Rédigé par : Don Diego | 18 mars 2007 à 19:03
Excusez moi svp - je ne parle pas francais.
je suis un graphiste d'Edimbourg en Ecosse. Je cherche des images de la sculpture de Santa Cecilia in Trastevere pour une projet. Vos images ici sont les plus belles d'internet mais la qualité n'est pas suffisante pour reproduire. Avez-vous des images d'une qualité supérieure ?
Merci et à bientôt
Andy
Rédigé par : Andy McGregor | 06 mai 2008 à 12:05
Quelles belles photos, quel beau commentaire !
Invisibles, le regard, le visage et la bouche de sainte Cécile, car tout dédiés à son céleste Epoux et Sauveur.
Cette beauté si bouleversante et si mystérieuse nous parle de la sublimité du sacrifice de la Sainte, c'est une grâce que le sculpteur ait si bien réussi à nous transmettre son émotion sacrée.

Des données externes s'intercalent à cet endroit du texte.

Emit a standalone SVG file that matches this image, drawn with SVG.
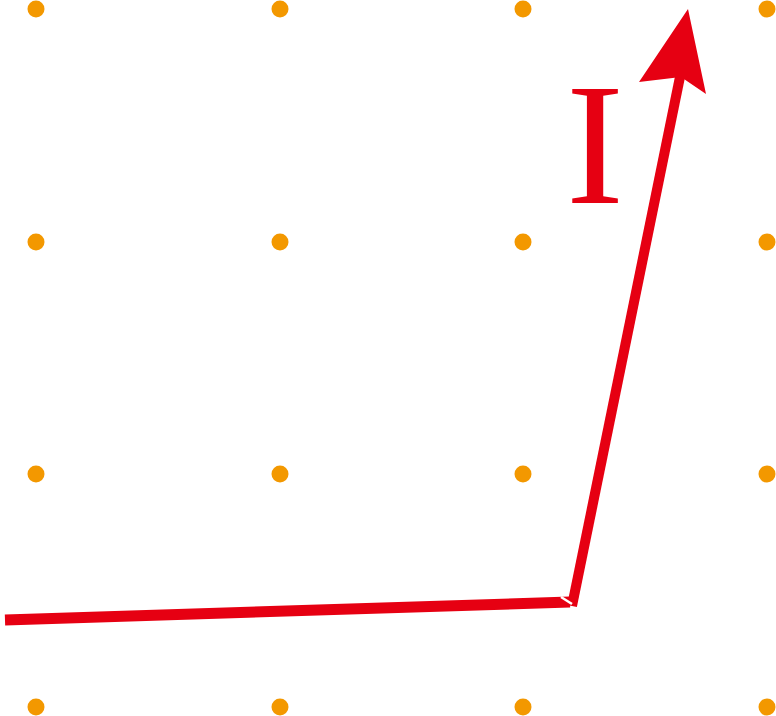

Moi aussi j'ai été marquée par cette statue vue en photo à l'âge de 11 ans, c'est pourquoi ma première fille s'appelle Cécile.
J'ai eu le bonheur de contempler cette statue à Rome le 31 décembre 2007 et je suis restée scotchée je ne sais pas combien de temps devant.
Vous tous qui me lisez, si vous y allez aussi, saluez sainte Cécile pour moi, un peu comme si j'y étais...
Rédigé par : catherine | 21 novembre 2008 à 10:15
Merci pour votre émouvant témoignage, Catherine, je vous promets de retourner voir Cécile, au printemps.
Rédigé par : Angèle Paoli | 21 novembre 2008 à 22:16
ah la voilà enfin, cette image de sainte Cécile dont je garde le souvenir poignant et tellement précis mais je ne me souvenais plus par contre à quel endroit je l'avais vue...! Je l'ai vue quand j'avais 15 ans il y a 40 ans dans les catacombes justement. La statue était par terre sur la terre battue et cet extrême dépouillement du lieu contrastait avec sa blancheur marmoréenne pourtant si souple et vivante dans son rendu. L'émotion de la revoir est intacte, car j'avais été très impressionnée à l'époque par la virtuosité du sculpteur capable de rendre avec autant d'intensité dramatique ce drame de la Foi et du Martyre avec autant d'abandon et d'humilité...
Rédigé par : Anne-Laure | 20 octobre 2010 à 09:14
Magnifique !
Merci, Anne-Laure. Je ne connaissais ni cette statue stupéfiante ni ce texte d'Angèle, qui amplifie le bonheur de regarder les photos de Guidu, donc, pour moi, de découvrir cette Cécile si pure.